The Carleton Art History Graduate Students' Society (AHGSS) is pleased to present "Beyond Compare: Rethinking Comparative Frameworks in Art History," a conference to be hosted at Carleton University on March 13th and 14th, 2020, located on unceded Algonquin Anishinaabe territory (Ottawa, Ontario).
The discipline of art history was originally built on a foundation of Eurocentrism; that is, a binary framework consisting of a European centre and so-called "non-Western" peripheries. This foundation has given rise to a network of subsequent methodological approaches and comparative modes of discourse, many of which perpetuate this Eurocentric narrative and the hierarchical power structures that come with it. As the discipline evolves to disrupt the centre-periphery model, it is necessary to rethink the manner in which we utilize comparison as a tool in scholarship. Comparison, as it has historically been practised, inevitably connotes an unequal juxtaposition, in which one subject is held up as the model against which a second subject is compared. In art history specifically, comparison has also tended to assume a degree of universal commensurability, which results in two things being compared according to a set of "Western" formalist standards, obscuring nuance and shunting marginalized narratives further to the periphery in the process. While intrinsically tethered to colonial narratives, these kinds of comparative frameworks extend to other areas of the field as well, including issues of gender, class, and ideology.
How can we use comparison in art history in a way that not only avoids these pitfalls but actively subverts the centre-periphery model? With this in mind, the AHGSS's conference committee invites paper proposals that challenge, in methodology and/or subject, traditional approaches to comparison and the limiting binaries they can present. We encourage submissions on topics relating to art, architecture, history, film, music, and beyond, addressing themes including but not limited to:
- Comparison in a transnational and transcultural context
- Cultural borrowing and appropriation
- Orientalism and primitivism
- Global art history
- Postcolonial theory
- Incommensurability (of aesthetics, language, etc.)
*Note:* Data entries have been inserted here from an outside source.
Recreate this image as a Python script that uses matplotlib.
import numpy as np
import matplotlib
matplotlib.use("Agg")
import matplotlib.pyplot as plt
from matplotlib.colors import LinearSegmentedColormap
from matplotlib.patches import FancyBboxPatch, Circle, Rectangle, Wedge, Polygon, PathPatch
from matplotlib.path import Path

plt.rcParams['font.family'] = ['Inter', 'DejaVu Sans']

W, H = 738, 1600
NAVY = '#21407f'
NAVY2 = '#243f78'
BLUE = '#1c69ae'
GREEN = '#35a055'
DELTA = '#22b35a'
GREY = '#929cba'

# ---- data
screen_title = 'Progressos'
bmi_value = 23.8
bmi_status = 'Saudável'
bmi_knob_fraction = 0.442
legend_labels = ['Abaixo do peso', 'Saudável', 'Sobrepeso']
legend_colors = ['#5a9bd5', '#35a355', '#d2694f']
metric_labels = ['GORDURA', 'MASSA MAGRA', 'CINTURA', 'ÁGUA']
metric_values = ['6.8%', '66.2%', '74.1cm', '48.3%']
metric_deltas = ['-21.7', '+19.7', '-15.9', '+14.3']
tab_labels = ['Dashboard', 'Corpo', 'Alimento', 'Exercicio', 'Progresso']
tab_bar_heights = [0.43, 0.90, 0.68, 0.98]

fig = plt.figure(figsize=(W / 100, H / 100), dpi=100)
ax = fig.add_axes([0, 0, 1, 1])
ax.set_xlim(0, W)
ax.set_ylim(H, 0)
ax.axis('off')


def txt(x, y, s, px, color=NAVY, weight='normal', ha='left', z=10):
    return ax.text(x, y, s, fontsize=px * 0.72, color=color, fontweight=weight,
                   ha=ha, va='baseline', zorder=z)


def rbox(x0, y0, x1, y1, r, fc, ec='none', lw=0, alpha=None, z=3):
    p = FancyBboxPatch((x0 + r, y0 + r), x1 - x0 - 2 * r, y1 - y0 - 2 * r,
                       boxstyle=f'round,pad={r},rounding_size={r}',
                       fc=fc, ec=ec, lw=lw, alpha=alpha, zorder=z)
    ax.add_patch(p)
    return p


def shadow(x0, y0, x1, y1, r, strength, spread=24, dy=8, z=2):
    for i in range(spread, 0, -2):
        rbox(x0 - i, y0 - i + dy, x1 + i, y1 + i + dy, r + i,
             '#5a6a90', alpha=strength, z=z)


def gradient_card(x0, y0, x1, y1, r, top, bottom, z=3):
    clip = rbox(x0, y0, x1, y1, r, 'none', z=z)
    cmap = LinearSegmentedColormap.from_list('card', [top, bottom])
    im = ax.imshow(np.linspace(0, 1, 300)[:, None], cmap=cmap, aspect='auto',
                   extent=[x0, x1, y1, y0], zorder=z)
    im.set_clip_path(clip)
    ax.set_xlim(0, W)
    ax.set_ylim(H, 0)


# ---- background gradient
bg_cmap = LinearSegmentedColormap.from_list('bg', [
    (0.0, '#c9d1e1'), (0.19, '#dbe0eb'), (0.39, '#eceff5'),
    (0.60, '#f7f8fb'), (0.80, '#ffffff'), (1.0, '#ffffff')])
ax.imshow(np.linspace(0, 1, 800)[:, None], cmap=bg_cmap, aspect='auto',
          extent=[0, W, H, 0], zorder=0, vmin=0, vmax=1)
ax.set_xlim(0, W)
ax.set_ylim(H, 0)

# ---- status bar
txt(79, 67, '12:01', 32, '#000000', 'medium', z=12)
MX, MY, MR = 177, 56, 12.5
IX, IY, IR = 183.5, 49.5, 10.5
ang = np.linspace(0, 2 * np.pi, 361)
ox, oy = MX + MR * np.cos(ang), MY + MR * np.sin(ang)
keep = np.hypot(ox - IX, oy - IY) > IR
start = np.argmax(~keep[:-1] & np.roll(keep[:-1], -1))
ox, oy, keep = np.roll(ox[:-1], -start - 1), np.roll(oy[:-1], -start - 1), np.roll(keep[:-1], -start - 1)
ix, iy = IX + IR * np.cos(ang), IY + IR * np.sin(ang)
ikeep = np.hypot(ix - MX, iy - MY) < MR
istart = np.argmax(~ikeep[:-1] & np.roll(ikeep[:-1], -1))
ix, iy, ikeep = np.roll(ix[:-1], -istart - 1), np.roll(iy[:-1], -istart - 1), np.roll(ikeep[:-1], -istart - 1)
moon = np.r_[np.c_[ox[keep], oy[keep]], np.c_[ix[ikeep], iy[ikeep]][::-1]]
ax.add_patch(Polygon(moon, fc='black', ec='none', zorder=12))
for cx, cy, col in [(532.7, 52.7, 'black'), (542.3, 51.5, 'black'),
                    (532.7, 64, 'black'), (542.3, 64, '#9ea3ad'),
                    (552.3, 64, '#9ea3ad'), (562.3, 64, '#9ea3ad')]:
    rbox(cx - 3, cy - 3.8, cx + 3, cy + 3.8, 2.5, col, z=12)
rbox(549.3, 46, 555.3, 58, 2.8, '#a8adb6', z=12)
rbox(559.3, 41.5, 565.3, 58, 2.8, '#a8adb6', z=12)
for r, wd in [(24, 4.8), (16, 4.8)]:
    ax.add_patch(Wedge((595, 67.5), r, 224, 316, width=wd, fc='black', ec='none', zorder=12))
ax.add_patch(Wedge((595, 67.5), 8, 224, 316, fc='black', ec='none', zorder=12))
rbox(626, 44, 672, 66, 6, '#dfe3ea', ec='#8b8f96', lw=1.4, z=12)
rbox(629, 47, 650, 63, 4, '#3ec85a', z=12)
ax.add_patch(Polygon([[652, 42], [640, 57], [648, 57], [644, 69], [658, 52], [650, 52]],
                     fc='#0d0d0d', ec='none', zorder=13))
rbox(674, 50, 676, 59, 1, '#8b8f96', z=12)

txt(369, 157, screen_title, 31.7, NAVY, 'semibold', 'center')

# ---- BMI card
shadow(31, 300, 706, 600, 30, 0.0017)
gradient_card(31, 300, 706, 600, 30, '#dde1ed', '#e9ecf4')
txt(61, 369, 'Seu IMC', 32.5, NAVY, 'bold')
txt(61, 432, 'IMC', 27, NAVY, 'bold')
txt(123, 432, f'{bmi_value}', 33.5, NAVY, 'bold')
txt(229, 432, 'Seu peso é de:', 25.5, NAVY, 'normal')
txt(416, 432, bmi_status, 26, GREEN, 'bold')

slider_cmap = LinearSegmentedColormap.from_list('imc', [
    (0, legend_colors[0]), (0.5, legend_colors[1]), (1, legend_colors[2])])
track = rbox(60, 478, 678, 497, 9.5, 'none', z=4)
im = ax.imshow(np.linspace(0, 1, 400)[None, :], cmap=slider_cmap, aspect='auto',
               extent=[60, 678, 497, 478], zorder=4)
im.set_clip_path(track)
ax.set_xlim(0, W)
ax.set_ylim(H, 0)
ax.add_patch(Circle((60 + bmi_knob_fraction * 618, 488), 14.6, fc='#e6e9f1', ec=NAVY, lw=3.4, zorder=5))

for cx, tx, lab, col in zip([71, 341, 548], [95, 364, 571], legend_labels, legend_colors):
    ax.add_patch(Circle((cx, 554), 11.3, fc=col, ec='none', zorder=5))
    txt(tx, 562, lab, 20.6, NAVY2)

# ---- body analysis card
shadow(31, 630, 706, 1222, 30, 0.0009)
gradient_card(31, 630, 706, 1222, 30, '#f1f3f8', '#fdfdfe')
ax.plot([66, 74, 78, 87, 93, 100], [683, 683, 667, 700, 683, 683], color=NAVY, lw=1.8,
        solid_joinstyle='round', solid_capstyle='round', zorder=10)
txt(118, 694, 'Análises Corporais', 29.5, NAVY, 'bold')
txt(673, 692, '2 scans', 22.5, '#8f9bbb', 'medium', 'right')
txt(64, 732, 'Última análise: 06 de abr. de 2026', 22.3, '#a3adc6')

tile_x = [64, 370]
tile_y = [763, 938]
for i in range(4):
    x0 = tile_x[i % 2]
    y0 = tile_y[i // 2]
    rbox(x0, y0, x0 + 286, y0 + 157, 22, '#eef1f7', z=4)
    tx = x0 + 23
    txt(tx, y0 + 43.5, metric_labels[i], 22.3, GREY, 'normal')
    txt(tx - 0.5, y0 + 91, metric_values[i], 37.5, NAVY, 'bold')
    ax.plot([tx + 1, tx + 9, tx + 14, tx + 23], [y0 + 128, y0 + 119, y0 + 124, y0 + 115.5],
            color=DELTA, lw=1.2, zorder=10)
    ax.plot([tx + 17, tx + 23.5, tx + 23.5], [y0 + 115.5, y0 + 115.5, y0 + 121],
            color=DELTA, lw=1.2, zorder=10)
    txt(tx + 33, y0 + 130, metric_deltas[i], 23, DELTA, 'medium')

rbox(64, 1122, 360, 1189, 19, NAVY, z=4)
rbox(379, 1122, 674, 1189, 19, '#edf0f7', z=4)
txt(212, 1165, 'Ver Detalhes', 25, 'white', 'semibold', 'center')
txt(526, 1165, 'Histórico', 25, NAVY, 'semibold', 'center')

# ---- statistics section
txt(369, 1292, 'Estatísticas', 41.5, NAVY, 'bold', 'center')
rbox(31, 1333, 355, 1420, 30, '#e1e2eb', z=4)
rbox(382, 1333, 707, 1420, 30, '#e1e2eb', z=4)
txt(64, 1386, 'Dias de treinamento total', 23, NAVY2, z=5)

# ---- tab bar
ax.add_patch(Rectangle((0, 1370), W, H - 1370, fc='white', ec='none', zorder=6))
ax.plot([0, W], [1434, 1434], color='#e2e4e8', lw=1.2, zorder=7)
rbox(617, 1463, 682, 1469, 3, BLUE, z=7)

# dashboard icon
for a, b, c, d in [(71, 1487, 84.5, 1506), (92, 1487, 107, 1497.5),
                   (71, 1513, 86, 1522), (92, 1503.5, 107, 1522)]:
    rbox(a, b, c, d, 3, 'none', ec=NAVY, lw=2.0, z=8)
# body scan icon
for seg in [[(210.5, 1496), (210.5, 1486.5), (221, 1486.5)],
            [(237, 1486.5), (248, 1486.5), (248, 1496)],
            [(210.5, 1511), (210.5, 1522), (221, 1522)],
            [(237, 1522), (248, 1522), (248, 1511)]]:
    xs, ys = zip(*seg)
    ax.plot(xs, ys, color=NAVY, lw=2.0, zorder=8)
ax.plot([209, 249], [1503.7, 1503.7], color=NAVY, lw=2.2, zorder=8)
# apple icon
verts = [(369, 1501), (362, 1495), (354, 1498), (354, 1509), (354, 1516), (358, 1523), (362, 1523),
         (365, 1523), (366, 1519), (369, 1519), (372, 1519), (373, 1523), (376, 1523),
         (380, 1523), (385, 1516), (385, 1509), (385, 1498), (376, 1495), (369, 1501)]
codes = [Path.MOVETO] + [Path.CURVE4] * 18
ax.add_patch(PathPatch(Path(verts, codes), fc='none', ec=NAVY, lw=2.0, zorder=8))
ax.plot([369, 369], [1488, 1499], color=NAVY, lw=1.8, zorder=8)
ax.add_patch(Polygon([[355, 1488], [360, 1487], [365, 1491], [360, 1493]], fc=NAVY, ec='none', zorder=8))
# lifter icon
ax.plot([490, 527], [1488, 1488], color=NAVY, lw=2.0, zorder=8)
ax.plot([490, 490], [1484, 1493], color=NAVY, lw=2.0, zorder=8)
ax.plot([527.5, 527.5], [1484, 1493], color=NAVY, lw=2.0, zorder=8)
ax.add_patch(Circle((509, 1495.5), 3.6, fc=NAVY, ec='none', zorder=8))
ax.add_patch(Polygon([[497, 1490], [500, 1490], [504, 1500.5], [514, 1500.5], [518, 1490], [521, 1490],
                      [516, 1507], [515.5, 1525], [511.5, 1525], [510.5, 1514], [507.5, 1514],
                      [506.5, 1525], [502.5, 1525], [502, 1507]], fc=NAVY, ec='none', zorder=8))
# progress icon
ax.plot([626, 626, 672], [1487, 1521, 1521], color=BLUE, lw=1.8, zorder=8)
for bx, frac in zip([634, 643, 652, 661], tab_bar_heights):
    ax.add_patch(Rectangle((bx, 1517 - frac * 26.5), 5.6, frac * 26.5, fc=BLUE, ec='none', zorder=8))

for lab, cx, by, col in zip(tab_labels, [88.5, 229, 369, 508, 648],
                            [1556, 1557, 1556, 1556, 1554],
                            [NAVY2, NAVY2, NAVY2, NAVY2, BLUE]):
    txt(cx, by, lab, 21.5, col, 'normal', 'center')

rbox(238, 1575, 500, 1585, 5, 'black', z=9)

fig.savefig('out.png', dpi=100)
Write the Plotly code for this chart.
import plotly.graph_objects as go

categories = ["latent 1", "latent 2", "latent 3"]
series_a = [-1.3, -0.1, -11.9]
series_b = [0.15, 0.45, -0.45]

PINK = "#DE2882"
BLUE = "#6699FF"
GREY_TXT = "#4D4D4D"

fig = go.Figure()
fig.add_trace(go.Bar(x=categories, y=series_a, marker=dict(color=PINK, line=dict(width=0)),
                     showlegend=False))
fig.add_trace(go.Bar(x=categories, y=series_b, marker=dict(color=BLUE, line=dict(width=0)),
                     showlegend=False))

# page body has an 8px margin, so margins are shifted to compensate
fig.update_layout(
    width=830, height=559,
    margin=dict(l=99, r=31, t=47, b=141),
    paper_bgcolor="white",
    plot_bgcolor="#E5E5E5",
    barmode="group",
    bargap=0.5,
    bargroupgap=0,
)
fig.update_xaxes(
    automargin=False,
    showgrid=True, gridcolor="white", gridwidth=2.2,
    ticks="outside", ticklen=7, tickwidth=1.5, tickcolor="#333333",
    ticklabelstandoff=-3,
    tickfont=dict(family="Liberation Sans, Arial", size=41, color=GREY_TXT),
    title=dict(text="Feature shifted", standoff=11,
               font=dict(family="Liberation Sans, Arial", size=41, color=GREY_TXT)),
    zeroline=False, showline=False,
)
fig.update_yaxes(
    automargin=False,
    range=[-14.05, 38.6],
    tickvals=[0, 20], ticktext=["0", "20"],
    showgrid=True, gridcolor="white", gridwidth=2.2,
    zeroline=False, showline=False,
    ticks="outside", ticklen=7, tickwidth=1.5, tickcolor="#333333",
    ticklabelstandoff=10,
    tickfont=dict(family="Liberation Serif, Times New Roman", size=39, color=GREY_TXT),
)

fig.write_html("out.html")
Proposals must be sent to [email protected] by December 1. In the body of your email, please include your name, institutional affiliation, and a short biography (100 words or less) or CV. Please attach your abstract (300 words or less) with a paper title, and a short list of keywords, as a PDF file. Papers will be selected through a blind jury process. They must be original and previously unpublished. Presentations will be 15 to 20 minutes in length followed by a panel Q & A session. The keynote lecture (TBA) and social will be held on Friday evening at the Carleton Dominion Chalmers Centre, while paper presentations will take place on Saturday in the same location. Selected speakers will be notified by December 16.